Als die Asylverfahren noch viel länger dauerten als heute, sagte man: Die Asylsuchenden dürfen während dieser Zeit nicht zu viel Geld erhalten. Man sprach für sie einen reduzierten Ansatz an Sozialhilfeleistungen. Und seit einer Gesetzesänderung des Bundes steht auch Menschen mit Status F, die also einen ausgewiesenen Schutzbedarf haben und dauerhaft hier leben, weniger Geld zu als anerkannten Flüchtlingen und Sozialhilfebezüger:innen. Die Kantone regeln das unterschiedlich, und mancherorts sind die Beiträge unglaublich tief. Die Schweizerische Konferenz für Sozialhilfe rechnet mit einem Grundbedarf von monatlich 1000 Franken zum Leben, manche Gemeinden zahlen jedoch offenbar bloss 300 bis 500 Franken.
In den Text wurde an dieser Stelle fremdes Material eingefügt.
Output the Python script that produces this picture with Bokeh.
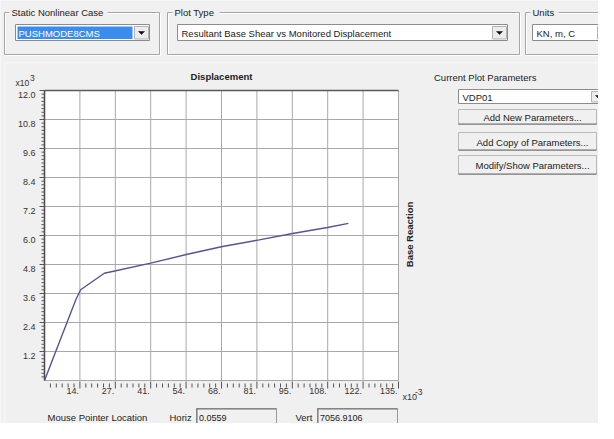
import math
import numpy as np
from bokeh.plotting import figure
from bokeh.models import Range1d
from bokeh.core.properties import value
from bokeh.embed import file_html
from bokeh.resources import INLINE

# ---------------- data ----------------
displacement_m = [0.0, 0.0119, 0.0138, 0.0228, 0.0272, 0.0405, 0.0545,
                  0.0679, 0.0819, 0.0946, 0.1079, 0.1159]
base_shear_kN = [0.0, 3330, 3755, 4440, 4540, 4855, 5225,
                 5545, 5820, 6085, 6330, 6500]

x_ticks = [13.5, 27.0, 40.5, 54.0, 67.5, 81.0, 94.5, 108.0, 121.5, 135.0]
x_tick_labels = ["14.", "27.", "41.", "54.", "68.", "81.", "95.", "108.", "122.", "135."]
y_ticks = [1.2, 2.4, 3.6, 4.8, 6.0, 7.2, 8.4, 9.6, 10.8, 12.0]
y_tick_labels = ["1.2", "2.4", "3.6", "4.8", "6.0", "7.2", "8.4", "9.6", "10.8", "12.0"]

case_name = "PUSHMODE8CMS"
plot_type = "Resultant Base Shear vs Monitored Displacement"
units_name = "KN, m, C"
param_name = "VDP01"
buttons = ["Add New Parameters...", "Add Copy of Parameters...", "Modify/Show Parameters..."]
horiz_value = "0.0559"
vert_value = "7056.9106"

# ---------------- layout constants (figure pixels) ----------------
W, H = 598, 423
OFF = 8                      # page margin
CL, CR, CT, CB = 44, 398, 90, 380   # chart box inside the figure
BG = "#f0f0f0"
FONT = "Liberation Sans"
TXT = "#222222"

x_lo, x_hi = 0.0, x_ticks[-1]
y_lo, y_hi = 0.0, y_ticks[-1]
kx = (x_hi - x_lo) / (CR - CL)
ky = (y_hi - y_lo) / (CB - CT)

p = figure(width=W, height=H, output_backend="svg", toolbar_location=None,
           x_range=Range1d(x_lo - CL * kx, x_hi + (W - CR) * kx),
           y_range=Range1d(y_lo - (H - CB) * ky, y_hi + CT * ky),
           x_axis_location=None, y_axis_location=None, min_border=0)
p.extra_x_ranges = {"px": Range1d(0, W)}
p.extra_y_ranges = {"px": Range1d(H, 0)}
p.grid.visible = False
p.outline_line_color = None
p.background_fill_color = BG
p.border_fill_color = BG

PX = dict(x_range_name="px", y_range_name="px")


def X(px):
    return px - OFF


def Y(py):
    return py - OFF


def box(l, t, r, b, fill=None, line=None, lw=1):
    p.quad(left=[X(l)], right=[X(r)], top=[Y(t)], bottom=[Y(b)],
           fill_color=fill, fill_alpha=1.0 if fill else 0.0,
           line_color=line, line_width=lw, **PX)


def text(px, py, s, size="9.5px", align="left", bold=False, color=TXT, angle=0.0):
    p.text(x=[X(px)], y=[Y(py)], text=[s], text_font=value(FONT),
           text_font_size=value(size), text_align=align, text_baseline="middle",
           text_color=color, text_font_style="bold" if bold else "normal",
           angle=angle, **PX)


def tri(cx, cy):
    p.patch([X(cx - 3), X(cx + 3), X(cx)], [Y(cy - 1.5), Y(cy - 1.5), Y(cy + 1.5)],
            fill_color="#111111", line_color="#111111", line_width=0.5, **PX)


def group(l, t, r, b, title, title_w):
    box(l + 1, t + 1, r + 1, b + 1, line="white")
    box(l, t, r, b, line="#a6a6a6")
    box(l + 5, t - 3, l + 9 + title_w, t + 3, fill=BG)
    text(l + 7, t, title)


def combo(l, t, r, b, s, btn_r, selected=False):
    box(l, t, r, b, fill="white", line="#8c8c8c")
    if selected:
        box(l + 2, t + 2, btn_r - 16, b - 1.5, fill="#3b8ded")
        text(l + 3, (t + b) / 2 + 0.5, s, color="white")
    else:
        text(l + 4, (t + b) / 2 + 0.5, s)
    box(btn_r - 14, t + 2, btn_r, b - 1.5, fill="#ececec", line="#b4b4b4")
    tri(btn_r - 7, (t + b) / 2 + 0.5)


# ---------------- dialog decoration ----------------
box(12, 70, 640, 70.8, fill="#fcfcfc")
box(12, 70, 12.8, 445, fill="#fcfcfc")

group(12, 20, 167, 62, "Static Nonlinear Case", 94)
combo(23, 32, 157, 48, case_name, 156, selected=True)
group(175, 20, 527, 62, "Plot Type", 43)
combo(185, 32, 515, 48, plot_type, 514)
group(533, 20, 640, 62, "Units", 24)
combo(540, 32, 640, 48, units_name, 619)

text(441.5, 85, "Current Plot Parameters")
combo(466, 97, 640, 111, param_name, 613)
btn_rows = [(117, 132), (140, 158), (163, 182)]
for (t, b), s in zip(btn_rows, buttons):
    box(466, t, 604, b, fill=BG, line="#b9b9b9")
    box(466, b - 1, 604, b, fill="#6e6e6e")
    text(540, (t + b) / 2 + 0.5, s, align="center")

# mouse readout row (nudged up a little so it fits above the page margin)
RY = 424.5
text(55, RY, "Mouse Pointer Location")
text(177, RY, "Horiz")
box(204, RY - 8.5, 284, 445, fill=BG, line="#9a9a9a")
box(204, RY - 8.5, 284, RY - 7.5, fill="#707070")
box(204, RY - 8.5, 205, 445, fill="#707070")
text(206.5, RY + 0.5, horiz_value, size="9px")
text(303, RY, "Vert")
box(325, RY - 8.5, 405, 445, fill=BG, line="#9a9a9a")
box(325, RY - 8.5, 405, RY - 7.5, fill="#707070")
box(325, RY - 8.5, 326, 445, fill="#707070")
text(327.5, RY + 0.5, vert_value, size="9px")

# ---------------- chart ----------------
p.quad(left=[x_lo], right=[x_hi], bottom=[y_lo], top=[y_hi],
       fill_color="white", line_color=None)
p.segment(x0=x_ticks, x1=x_ticks, y0=[y_lo] * len(x_ticks), y1=[y_hi] * len(x_ticks),
          line_color="#a8a8a8", line_width=1)
p.segment(x0=[x_lo] * len(y_ticks), x1=[x_hi] * len(y_ticks), y0=y_ticks, y1=y_ticks,
          line_color="#a8a8a8", line_width=1)
p.segment(x0=[x_lo], x1=[x_hi], y0=[y_lo], y1=[y_lo], line_color="#a8a8a8", line_width=1)
p.segment(x0=[x_lo], x1=[x_lo], y0=[y_lo], y1=[y_hi], line_color="#4a4a4a", line_width=1.5)
p.segment(x0=[x_lo], x1=[x_hi], y0=[y_hi], y1=[y_hi], line_color="#5a5a5a", line_width=1.5)

# x ticks (major + 5 minor per interval), detached below the plot
x_step = x_ticks[1] - x_ticks[0]
x_minor = [v for v in np.arange(x_step / 6, x_hi, x_step / 6)
           if min(abs(v - t) for t in x_ticks) > 1e-6]
p.segment(x0=x_ticks, x1=x_ticks, y0=[CB + 1] * len(x_ticks), y1=[CB + 8] * len(x_ticks),
          line_color="#555555", line_width=1, y_range_name="px")
p.segment(x0=x_minor, x1=x_minor, y0=[CB + 3] * len(x_minor), y1=[CB + 7] * len(x_minor),
          line_color="#555555", line_width=1, y_range_name="px")
p.text(x=x_ticks, y=[Y(398.5)] * len(x_ticks), text=x_tick_labels, x_offset=-1,
       text_align="right", text_baseline="middle", text_font=value(FONT),
       text_font_size=value("9px"), text_color="#333333", y_range_name="px")

# y ticks (major + 7 minor per interval)
y_step = y_ticks[1] - y_ticks[0]
y_minor = [v for v in np.arange(y_step / 8, y_hi, y_step / 8)
           if min(abs(v - t) for t in y_ticks) > 1e-6]
p.segment(x0=[CL - 5] * len(y_ticks), x1=[CL] * len(y_ticks), y0=y_ticks, y1=y_ticks,
          line_color="#555555", line_width=1, x_range_name="px")
p.segment(x0=[CL - 3] * len(y_minor), x1=[CL] * len(y_minor), y0=y_minor, y1=y_minor,
          line_color="#555555", line_width=1, x_range_name="px")
p.text(x=[CL - 9] * len(y_ticks), y=y_ticks, text=y_tick_labels, y_offset=4,
       text_align="right", text_baseline="middle", text_font=value(FONT),
       text_font_size=value("9px"), text_color="#333333", x_range_name="px")

# data curve
disp_e3 = [d * 1e3 for d in displacement_m]
shear_e3 = [s / 1e3 for s in base_shear_kN]
p.line(disp_e3, shear_e3, line_color="#55558f", line_width=1.4)

# titles and multipliers
text(229, 84, "Displacement", bold=True, align="center")
text(417, 242, "Base Reaction", bold=True, align="center", angle=math.pi / 2)
text(23, 90.5, "x10", size="8.5px", color="#333333")
text(37.5, 85.5, "3", size="8.5px", color="#333333")
text(410, 404, "x10", size="9px", color="#333333")
text(422.5, 399.5, "-3", size="8.5px", color="#333333")

open("out.html", "w").write(file_html(p, INLINE))
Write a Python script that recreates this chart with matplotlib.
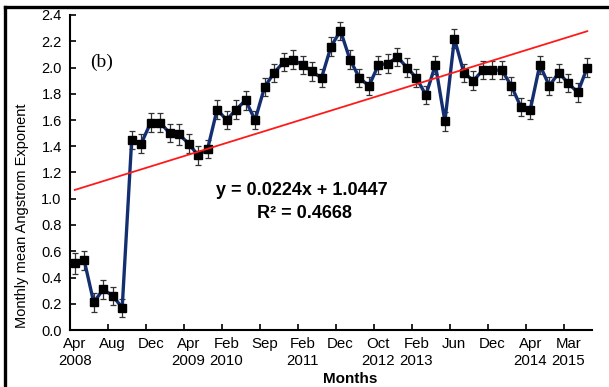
import matplotlib
matplotlib.use("Agg")
import matplotlib.pyplot as plt
from matplotlib.lines import Line2D
import numpy as np

plt.rcParams['font.family'] = ['Liberation Sans', 'DejaVu Sans']

# monthly mean Angstrom exponent, one value per available month
aod_mean = [0.51, 0.53, 0.21, 0.31, 0.26, 0.17,
            1.45, 1.42, 1.58, 1.58, 1.50, 1.49, 1.42, 1.33, 1.38,
            1.68, 1.60, 1.68, 1.75, 1.60, 1.85, 1.96, 2.04, 2.06,
            2.02, 1.97, 1.92, 2.16, 2.28, 2.06, 1.92, 1.86, 2.02,
            2.03, 2.08, 2.00, 1.92, 1.79, 2.02, 1.59, 2.22, 1.96,
            1.90, 1.98, 1.98, 1.98, 1.86, 1.70, 1.68, 2.02, 1.86,
            1.96, 1.88, 1.81, 2.00]
aod_err = [0.08, 0.07, 0.07, 0.07, 0.07, 0.07,
           0.07, 0.07, 0.07, 0.07, 0.07, 0.08, 0.07, 0.07, 0.07,
           0.07, 0.07, 0.07, 0.07, 0.07, 0.07, 0.07, 0.07, 0.07,
           0.07, 0.07, 0.07, 0.07, 0.07, 0.07, 0.07, 0.07, 0.07,
           0.07, 0.07, 0.07, 0.07, 0.07, 0.07, 0.07, 0.07, 0.07,
           0.07, 0.07, 0.07, 0.07, 0.07, 0.07, 0.07, 0.07, 0.07,
           0.07, 0.07, 0.07, 0.07]

# every 4th month gets a label
month_labels = ['Apr\n2008', 'Aug', 'Dec', 'Apr\n2009', 'Feb\n2010', 'Sep',
                'Feb\n2011', 'Dec', 'Oct\n2012', 'Feb\n2013', 'Jun', 'Dec',
                'Apr\n2014', 'Mar\n2015']

# linear trend (Excel trendline, x = 1..n)
slope = 0.0224
intercept = 1.0447
r2 = 0.4668

n = len(aod_mean)
x = np.arange(n)

fig = plt.figure(figsize=(6.09, 3.87), dpi=100)
ax = fig.add_axes([70 / 609, 57 / 387, 522 / 609, 315 / 387])

ax.errorbar(x, aod_mean, yerr=aod_err, fmt='none', ecolor='#333333',
            elinewidth=0.9, capsize=2.2, capthick=0.9, zorder=2)
ax.plot(x, aod_mean, color='#142f70', lw=2.4, zorder=3)
ax.plot(x, aod_mean, ls='none', marker='s', ms=6, color='black', zorder=4)

trend = slope * (x + 1) + intercept
ax.plot(x, trend, color='#ff1a1a', lw=1.3, zorder=5)

ax.set_xlim(-0.5, n - 0.5)
ax.set_ylim(0, 2.4)
ax.set_yticks(np.arange(0, 2.41, 0.2))
ax.set_yticklabels(['%.1f' % v for v in np.arange(0, 2.41, 0.2)], fontsize=10.5)

# tick marks between categories, labels on the categories
ax.set_xticks(np.arange(3.5, n - 1, 4))
ax.set_xticklabels([])
ax.set_xticks(np.arange(0, n, 4), minor=True)
ax.set_xticklabels(month_labels, minor=True, fontsize=10.8, linespacing=1.3)
ax.tick_params(axis='x', which='major', direction='in', length=4, width=1.2)
ax.tick_params(axis='x', which='minor', length=0, pad=5)
ax.tick_params(axis='y', direction='in', length=4, width=1.2, pad=6)

for side in ['top', 'right']:
    ax.spines[side].set_visible(False)
for side in ['left', 'bottom']:
    ax.spines[side].set_linewidth(1.5)

ax.text(0.038, 0.851, '(b)', transform=ax.transAxes, fontsize=14,
        va='center', family='Liberation Serif')
ax.text(0.444, 0.444, 'y = %.4fx + %.4f' % (slope, intercept),
        transform=ax.transAxes, ha='center', va='center', fontsize=13,
        fontweight='bold')
ax.text(0.450, 0.371, 'R\u00b2 = %.4f' % r2, transform=ax.transAxes,
        ha='center', va='center', fontsize=13, fontweight='bold')

fig.text(22 / 609, 1 - 216 / 387, 'Monthly mean Angstrom Exponent',
         rotation=90, ha='center', va='center', fontsize=10.5)
fig.text(350 / 609, 1 - 379 / 387, 'Months', ha='center', va='center',
         fontsize=11, fontweight='bold')

# border of the chart box
fig.add_artist(Line2D([5 / 609, 1], [1 - 7 / 387, 1 - 7 / 387],
                      transform=fig.transFigure, color='black', lw=2.4))
fig.add_artist(Line2D([5 / 609, 5 / 609], [0, 1 - 7 / 387],
                      transform=fig.transFigure, color='black', lw=2.4))

fig.savefig('out.png', dpi=100)
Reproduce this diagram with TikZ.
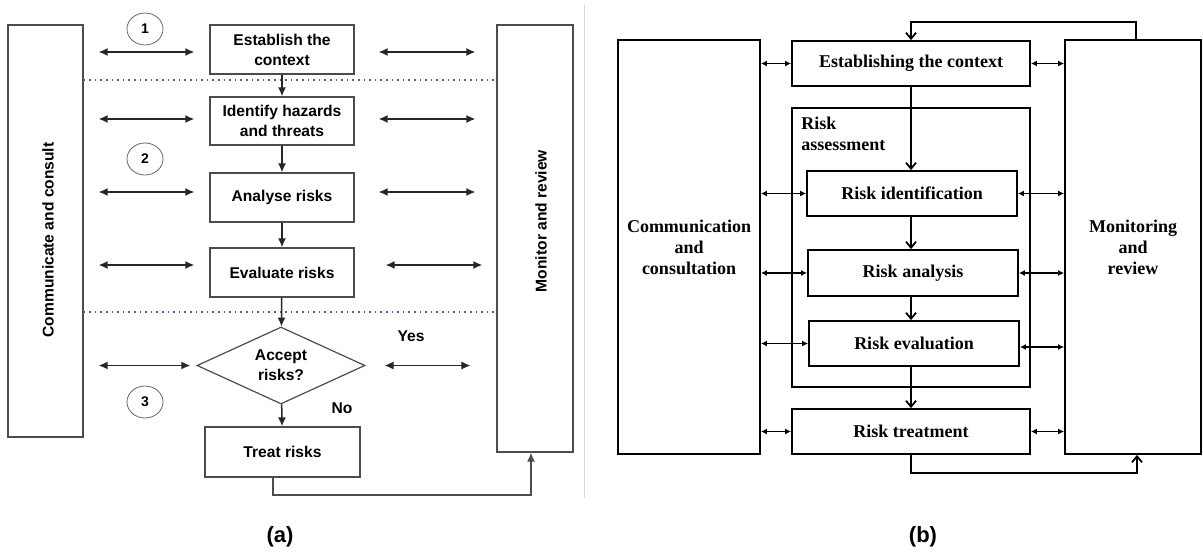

Wie viel zahlt Winterthur?
704 Franken für eine Einzelperson, 1309 für eine dreiköpfige Familie. In einer Kollektivunterkunft oder Wohngemeinschaft ist es weniger. Das entspricht den Empfehlungen der Sozialkonferenz des Kantons Zürich.

Und die Asylfürsorge gilt also auch für den Status S?
Genau. Dass die Ukrainer:innen folglich genauso nachteilig behandelt werden, hat bereits für einige Empörung gesorgt. Da muss ich sagen: Ja, ich bin derselben Meinung. Bloss ergeht es in der Schweiz vielen Menschen mit ausgewiesenem Schutzbedarf schon lange so. Wir müssen diesen Fehler grundsätzlich korrigieren.

In diesem Frühling wurde Nicolas Galladé (46) zum vierten Mal in den Winterthurer Stadtrat gewählt. Wie man den Job als Exekutivpolitiker am besten mache, habe er erst Mitte der zweiten Amtszeit herausgefunden.